**Stated problem**. Print the listing from its top line through the line containing "const toPoints = (xs, ys)", nothing more, and leave out the pictures.

**Recorded information**.
— start —

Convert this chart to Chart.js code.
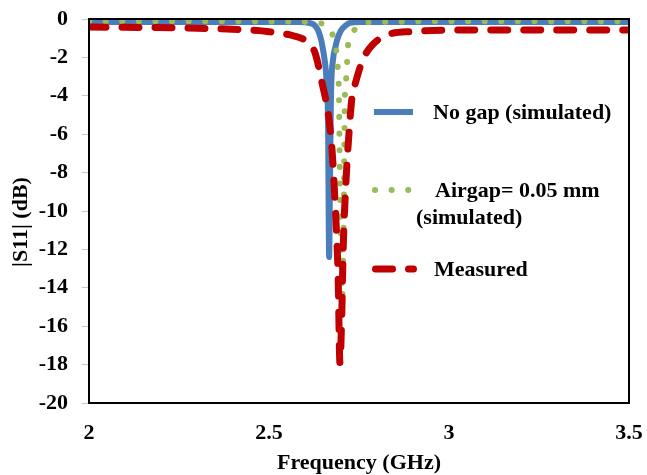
<!DOCTYPE html>
<html>
<head>
<meta charset="utf-8">
<script src="https://cdn.jsdelivr.net/npm/chart.js@4.4.0/dist/chart.umd.min.js"></script>
<style>
  html, body { margin: 0; padding: 0; background: #fff; }
  #wrap { width: 647px; height: 475px; position: relative; }
</style>
</head>
<body>
<div id="wrap"><canvas id="c"></canvas></div>
<script>
// Frequency (GHz) / |S11| (dB)
const noGapFreq = [2.0, 2.3, 2.5, 2.58, 2.61, 2.625, 2.636, 2.645, 2.65, 2.655, 2.658, 2.661, 2.664, 2.667,
  2.669, 2.672, 2.678, 2.684, 2.689, 2.700, 2.712, 2.725, 2.76, 2.85, 3.0, 3.5];
const noGapDb = [-0.15, -0.15, -0.15, -0.16, -0.2, -0.3, -0.57, -1.1, -1.6, -2.2, -2.7, -3.8, -5.3, -12.4,
  -9.4, -4.2, -2.1, -1.5, -1.1, -0.6, -0.35, -0.2, -0.16, -0.15, -0.15, -0.15];

const airgapFreq = [2.0, 2.4, 2.55, 2.61, 2.636, 2.661, 2.675, 2.683, 2.689, 2.692, 2.694, 2.697, 2.700, 2.703,
  2.706, 2.708, 2.711, 2.714, 2.717, 2.719, 2.725, 2.733, 2.75, 2.767, 2.82, 3.0, 3.5];
const airgapDb = [-0.12, -0.12, -0.13, -0.15, -0.2, -0.36, -0.75, -1.2, -2.0, -2.8, -3.7, -8.4, -12, -14.9,
  -12.5, -9.4, -4.0, -3.2, -2.3, -1.5, -1.0, -0.68, -0.35, -0.2, -0.14, -0.12, -0.12];

const measFreq = [2.0, 2.3, 2.45, 2.5, 2.558, 2.6, 2.614, 2.628, 2.647, 2.665, 2.675, 2.683, 2.692, 2.697,
  2.702, 2.706, 2.714, 2.722, 2.731, 2.739, 2.761, 2.79, 2.828, 2.9, 3.0, 3.5];
const measDb = [-0.42, -0.48, -0.58, -0.66, -0.83, -1.1, -1.35, -1.77, -3.3, -5.0, -6.8, -9.4, -13.4, -17.9,
  -15.5, -12.0, -8.4, -6.0, -4.0, -3.4, -2.1, -1.3, -0.83, -0.65, -0.58, -0.57];

const xTicks = [2, 2.5, 3, 3.5];
const yTicks = [0, -2, -4, -6, -8, -10, -12, -14, -16, -18, -20];

const FONT = '"Liberation Serif", "Times New Roman", serif';
const BOLD = 'bold 22px ' + FONT;
const toPoints = (xs, ys) => xs.map((x, i) => ({ x: x, y: ys[i] }));

// Legend drawn inside the plot, Excel style
const legendPlugin = {
  id: 'insideLegend',
  afterDraw(chart) {
    const ctx = chart.ctx;
    const ds = chart.data.datasets;
    const items = [
      { d: ds[0], y: 112, x0: 374, x1: 413, tx: 433, lines: ['No gap (simulated)'] },
      { d: ds[1], y: 190, x0: 375, x1: 410, tx: 435, lines: ['Airgap= 0.05 mm', '(simulated)'] },
      { d: ds[2], y: 269, x0: 375.5, x1: 413.5, tx: 434, lines: ['Measured'] },
    ];
    ctx.save();
    items.forEach(it => {
      ctx.beginPath();
      ctx.strokeStyle = it.d.borderColor;
      ctx.lineWidth = it.d.borderWidth;
      ctx.lineCap = it.d.borderCapStyle || 'butt';
      ctx.setLineDash(it.d.borderDash || []);
      ctx.moveTo(it.x0, it.y);
      ctx.lineTo(it.x1, it.y);
      ctx.stroke();
      ctx.setLineDash([]);
      ctx.fillStyle = '#000';
      ctx.font = BOLD;
      ctx.textBaseline = 'middle';
      ctx.fillText(it.lines[0], it.tx, it.y + 1);
      if (it.lines[1]) ctx.fillText(it.lines[1], 416, it.y + 28);
    });
    ctx.restore();
  }
};

// Black box round the plot area plus the axis titles
const framePlugin = {
  id: 'frame',
  afterDatasetsDraw(chart) {
    const a = chart.chartArea;
    const ctx = chart.ctx;
    ctx.save();
    ctx.strokeStyle = '#000';
    ctx.lineWidth = 2;
    ctx.strokeRect(a.left, a.top, a.right - a.left, a.bottom - a.top);
    ctx.restore();
  },
  afterDraw(chart) {
    const a = chart.chartArea;
    const ctx = chart.ctx;
    ctx.save();
    ctx.fillStyle = '#000';
    ctx.font = BOLD;
    ctx.textAlign = 'center';
    ctx.textBaseline = 'middle';
    ctx.fillText('Frequency (GHz)', (a.left + a.right) / 2, 463);
    ctx.translate(21, 222);
    ctx.rotate(-Math.PI / 2);
    ctx.fillText('|S11| (dB)', 0, 0);
    ctx.restore();
  }
};

new Chart(document.getElementById('c'), {
  type: 'line',
  data: {
    datasets: [
      {
        label: 'No gap (simulated)',
        data: toPoints(noGapFreq, noGapDb),
        borderColor: '#4a7ebb',
        borderWidth: 6,
        pointRadius: 0,
        cubicInterpolationMode: 'monotone',
        order: 3,
      },
      {
        label: 'Airgap= 0.05 mm (simulated)',
        data: toPoints(airgapFreq, airgapDb),
        borderColor: '#9bbb59',
        borderWidth: 6,
        borderDash: [0.1, 16.5],
        borderCapStyle: 'round',
        pointRadius: 0,
        cubicInterpolationMode: 'monotone',
        order: 2,
      },
      {
        label: 'Measured',
        data: toPoints(measFreq, measDb),
        borderColor: '#c00000',
        borderWidth: 7,
        borderDash: [17, 16],
        borderCapStyle: 'round',
        pointRadius: 0,
        cubicInterpolationMode: 'monotone',
        order: 1,
      },
    ],
  },
  options: {
    responsive: true,
    maintainAspectRatio: false,
    animation: false,
    layout: { padding: { top: 19, right: 18, bottom: 0, left: 0 } },
    plugins: {
      legend: { display: false },
      tooltip: { enabled: false },
    },
    scales: {
      x: {
        type: 'linear',
        min: 2,
        max: 3.5,
        afterBuildTicks: s => { s.ticks = xTicks.map(v => ({ value: v })); },
        afterFit: s => { s.height = 72; s.paddingLeft = 0; s.paddingRight = 0; },
        grid: { display: true, drawOnChartArea: false, drawTicks: false },
        border: { display: false },
        ticks: {
          color: '#000', font: { family: FONT, size: 22, weight: 'bold' }, padding: 17, maxRotation: 0,
          callback: v => String(v),
        },
      },
      y: {
        min: -20,
        max: 0,
        afterBuildTicks: s => { s.ticks = yTicks.map(v => ({ value: v })); },
        afterFit: s => { s.width = 89; s.paddingTop = 0; s.paddingBottom = 0; },
        grid: { display: true, drawOnChartArea: false, drawTicks: true, tickLength: 7, color: '#c8c8c8' },
        border: { display: false },
        ticks: { color: '#000', font: { family: FONT, size: 22, weight: 'bold' }, padding: 14 },
      },
    },
  },
  plugins: [framePlugin, legendPlugin],
});
</script>
</body>
</html>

— end —

**Exercise response**.
Convert this chart to Chart.js code.
<!DOCTYPE html>
<html>
<head>
<meta charset="utf-8">
<script src="https://cdn.jsdelivr.net/npm/chart.js@4.4.0/dist/chart.umd.min.js"></script>
<style>
  html, body { margin: 0; padding: 0; background: #fff; }
  #wrap { width: 647px; height: 475px; position: relative; }
</style>
</head>
<body>
<div id="wrap"><canvas id="c"></canvas></div>
<script>
// Frequency (GHz) / |S11| (dB)
const noGapFreq = [2.0, 2.3, 2.5, 2.58, 2.61, 2.625, 2.636, 2.645, 2.65, 2.655, 2.658, 2.661, 2.664, 2.667,
  2.669, 2.672, 2.678, 2.684, 2.689, 2.700, 2.712, 2.725, 2.76, 2.85, 3.0, 3.5];
const noGapDb = [-0.15, -0.15, -0.15, -0.16, -0.2, -0.3, -0.57, -1.1, -1.6, -2.2, -2.7, -3.8, -5.3, -12.4,
  -9.4, -4.2, -2.1, -1.5, -1.1, -0.6, -0.35, -0.2, -0.16, -0.15, -0.15, -0.15];

const airgapFreq = [2.0, 2.4, 2.55, 2.61, 2.636, 2.661, 2.675, 2.683, 2.689, 2.692, 2.694, 2.697, 2.700, 2.703,
  2.706, 2.708, 2.711, 2.714, 2.717, 2.719, 2.725, 2.733, 2.75, 2.767, 2.82, 3.0, 3.5];
const airgapDb = [-0.12, -0.12, -0.13, -0.15, -0.2, -0.36, -0.75, -1.2, -2.0, -2.8, -3.7, -8.4, -12, -14.9,
  -12.5, -9.4, -4.0, -3.2, -2.3, -1.5, -1.0, -0.68, -0.35, -0.2, -0.14, -0.12, -0.12];

const measFreq = [2.0, 2.3, 2.45, 2.5, 2.558, 2.6, 2.614, 2.628, 2.647, 2.665, 2.675, 2.683, 2.692, 2.697,
  2.702, 2.706, 2.714, 2.722, 2.731, 2.739, 2.761, 2.79, 2.828, 2.9, 3.0, 3.5];
const measDb = [-0.42, -0.48, -0.58, -0.66, -0.83, -1.1, -1.35, -1.77, -3.3, -5.0, -6.8, -9.4, -13.4, -17.9,
  -15.5, -12.0, -8.4, -6.0, -4.0, -3.4, -2.1, -1.3, -0.83, -0.65, -0.58, -0.57];

const xTicks = [2, 2.5, 3, 3.5];
const yTicks = [0, -2, -4, -6, -8, -10, -12, -14, -16, -18, -20];

const FONT = '"Liberation Serif", "Times New Roman", serif';
const BOLD = 'bold 22px ' + FONT;
const toPoints = (xs, ys) => xs.map((x, i) => ({ x: x, y: ys[i] }));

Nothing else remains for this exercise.